### WHAT IS BEING ASKED:
Please restate, exactly as written, the lines running from the beginning of the material through the line that has "-3.31, -2.83]" in it.

### INFORMATION SHOWN:
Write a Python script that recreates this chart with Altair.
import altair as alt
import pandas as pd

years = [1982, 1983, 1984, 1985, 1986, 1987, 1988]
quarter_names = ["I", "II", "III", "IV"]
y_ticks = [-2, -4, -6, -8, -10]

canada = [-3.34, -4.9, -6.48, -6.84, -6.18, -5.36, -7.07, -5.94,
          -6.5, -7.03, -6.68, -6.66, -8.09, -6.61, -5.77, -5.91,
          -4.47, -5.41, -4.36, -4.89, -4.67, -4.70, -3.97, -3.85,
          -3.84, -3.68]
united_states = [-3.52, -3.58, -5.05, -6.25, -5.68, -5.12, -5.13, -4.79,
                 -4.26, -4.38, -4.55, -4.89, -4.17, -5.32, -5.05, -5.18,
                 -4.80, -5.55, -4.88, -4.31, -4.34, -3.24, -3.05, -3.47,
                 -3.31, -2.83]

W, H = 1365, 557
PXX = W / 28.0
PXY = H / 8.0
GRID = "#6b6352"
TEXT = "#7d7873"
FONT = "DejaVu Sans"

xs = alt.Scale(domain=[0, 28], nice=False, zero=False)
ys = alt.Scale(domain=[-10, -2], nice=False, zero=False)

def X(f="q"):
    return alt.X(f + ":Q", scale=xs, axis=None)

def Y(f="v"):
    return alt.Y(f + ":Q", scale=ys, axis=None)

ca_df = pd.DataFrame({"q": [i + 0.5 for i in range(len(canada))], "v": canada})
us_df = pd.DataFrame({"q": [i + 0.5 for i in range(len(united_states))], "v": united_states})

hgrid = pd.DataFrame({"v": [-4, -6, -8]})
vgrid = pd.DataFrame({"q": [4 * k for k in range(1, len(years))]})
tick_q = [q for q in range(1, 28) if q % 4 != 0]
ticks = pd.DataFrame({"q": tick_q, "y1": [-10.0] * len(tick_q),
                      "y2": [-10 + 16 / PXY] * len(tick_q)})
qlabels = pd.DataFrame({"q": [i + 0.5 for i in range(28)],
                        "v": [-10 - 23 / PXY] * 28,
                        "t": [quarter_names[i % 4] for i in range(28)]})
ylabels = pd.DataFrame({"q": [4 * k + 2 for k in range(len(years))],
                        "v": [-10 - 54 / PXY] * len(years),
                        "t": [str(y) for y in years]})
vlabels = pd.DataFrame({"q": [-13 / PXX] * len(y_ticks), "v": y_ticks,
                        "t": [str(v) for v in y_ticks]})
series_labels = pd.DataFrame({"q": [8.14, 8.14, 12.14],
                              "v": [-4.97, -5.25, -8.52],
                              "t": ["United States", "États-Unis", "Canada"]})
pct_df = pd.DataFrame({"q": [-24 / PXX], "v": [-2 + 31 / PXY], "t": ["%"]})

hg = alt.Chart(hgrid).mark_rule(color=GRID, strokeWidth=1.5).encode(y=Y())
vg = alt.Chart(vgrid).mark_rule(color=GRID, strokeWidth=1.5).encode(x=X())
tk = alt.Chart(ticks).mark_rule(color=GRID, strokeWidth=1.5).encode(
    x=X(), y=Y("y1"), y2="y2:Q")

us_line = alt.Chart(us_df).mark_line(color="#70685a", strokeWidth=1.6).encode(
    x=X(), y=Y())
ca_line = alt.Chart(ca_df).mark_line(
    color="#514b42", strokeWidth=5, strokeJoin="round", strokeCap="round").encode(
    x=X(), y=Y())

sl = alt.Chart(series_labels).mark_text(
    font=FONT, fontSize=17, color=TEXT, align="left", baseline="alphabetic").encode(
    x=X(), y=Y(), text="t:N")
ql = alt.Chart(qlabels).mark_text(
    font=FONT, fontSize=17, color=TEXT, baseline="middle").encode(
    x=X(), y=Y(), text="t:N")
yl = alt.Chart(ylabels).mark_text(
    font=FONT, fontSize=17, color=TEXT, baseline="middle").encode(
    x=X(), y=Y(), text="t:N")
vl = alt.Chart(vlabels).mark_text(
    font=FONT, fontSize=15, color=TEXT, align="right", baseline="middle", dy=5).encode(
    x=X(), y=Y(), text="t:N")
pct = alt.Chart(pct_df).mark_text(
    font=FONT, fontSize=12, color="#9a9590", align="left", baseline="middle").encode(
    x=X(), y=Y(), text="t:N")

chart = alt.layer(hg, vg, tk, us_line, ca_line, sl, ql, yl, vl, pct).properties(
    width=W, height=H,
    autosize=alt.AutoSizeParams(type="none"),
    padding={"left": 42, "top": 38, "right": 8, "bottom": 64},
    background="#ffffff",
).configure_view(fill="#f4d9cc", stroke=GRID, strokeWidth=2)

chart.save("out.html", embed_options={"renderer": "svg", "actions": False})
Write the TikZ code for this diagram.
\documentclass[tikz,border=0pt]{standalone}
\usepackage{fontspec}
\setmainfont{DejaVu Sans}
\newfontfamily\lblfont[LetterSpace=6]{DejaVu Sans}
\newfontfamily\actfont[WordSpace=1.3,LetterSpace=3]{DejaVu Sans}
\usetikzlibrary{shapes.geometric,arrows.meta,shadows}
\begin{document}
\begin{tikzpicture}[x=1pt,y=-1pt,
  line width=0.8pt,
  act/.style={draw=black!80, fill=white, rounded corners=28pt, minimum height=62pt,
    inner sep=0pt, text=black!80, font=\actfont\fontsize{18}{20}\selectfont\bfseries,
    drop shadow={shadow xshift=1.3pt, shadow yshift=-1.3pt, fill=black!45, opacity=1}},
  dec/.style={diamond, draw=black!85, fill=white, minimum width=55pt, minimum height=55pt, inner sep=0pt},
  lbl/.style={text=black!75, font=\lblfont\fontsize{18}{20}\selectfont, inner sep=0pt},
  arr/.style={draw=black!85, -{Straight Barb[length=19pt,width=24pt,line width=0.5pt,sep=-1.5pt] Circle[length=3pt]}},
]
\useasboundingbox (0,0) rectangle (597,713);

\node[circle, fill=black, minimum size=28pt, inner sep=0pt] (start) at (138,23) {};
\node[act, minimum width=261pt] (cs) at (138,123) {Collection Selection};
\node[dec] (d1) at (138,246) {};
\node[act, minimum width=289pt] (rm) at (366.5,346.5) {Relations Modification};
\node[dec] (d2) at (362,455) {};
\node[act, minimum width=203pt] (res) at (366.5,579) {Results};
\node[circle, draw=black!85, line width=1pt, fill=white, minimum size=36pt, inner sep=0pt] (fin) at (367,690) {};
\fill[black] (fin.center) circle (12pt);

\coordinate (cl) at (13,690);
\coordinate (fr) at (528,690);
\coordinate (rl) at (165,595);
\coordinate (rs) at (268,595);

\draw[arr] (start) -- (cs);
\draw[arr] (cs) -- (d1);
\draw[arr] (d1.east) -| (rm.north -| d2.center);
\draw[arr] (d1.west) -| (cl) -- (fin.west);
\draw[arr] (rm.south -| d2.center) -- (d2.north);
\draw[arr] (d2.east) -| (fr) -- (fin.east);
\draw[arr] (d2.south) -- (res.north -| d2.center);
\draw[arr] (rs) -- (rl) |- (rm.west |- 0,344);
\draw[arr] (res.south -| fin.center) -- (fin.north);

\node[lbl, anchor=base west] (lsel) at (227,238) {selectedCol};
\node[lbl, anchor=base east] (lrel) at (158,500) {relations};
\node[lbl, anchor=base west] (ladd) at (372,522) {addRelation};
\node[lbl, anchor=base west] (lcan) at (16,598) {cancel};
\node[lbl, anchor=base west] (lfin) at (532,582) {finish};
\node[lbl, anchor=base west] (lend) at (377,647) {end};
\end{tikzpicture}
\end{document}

### RESULT FOR THIS TASK:
Write a Python script that recreates this chart with Altair.
import altair as alt
import pandas as pd

years = [1982, 1983, 1984, 1985, 1986, 1987, 1988]
quarter_names = ["I", "II", "III", "IV"]
y_ticks = [-2, -4, -6, -8, -10]

canada = [-3.34, -4.9, -6.48, -6.84, -6.18, -5.36, -7.07, -5.94,
          -6.5, -7.03, -6.68, -6.66, -8.09, -6.61, -5.77, -5.91,
          -4.47, -5.41, -4.36, -4.89, -4.67, -4.70, -3.97, -3.85,
          -3.84, -3.68]
united_states = [-3.52, -3.58, -5.05, -6.25, -5.68, -5.12, -5.13, -4.79,
                 -4.26, -4.38, -4.55, -4.89, -4.17, -5.32, -5.05, -5.18,
                 -4.80, -5.55, -4.88, -4.31, -4.34, -3.24, -3.05, -3.47,
                 -3.31, -2.83]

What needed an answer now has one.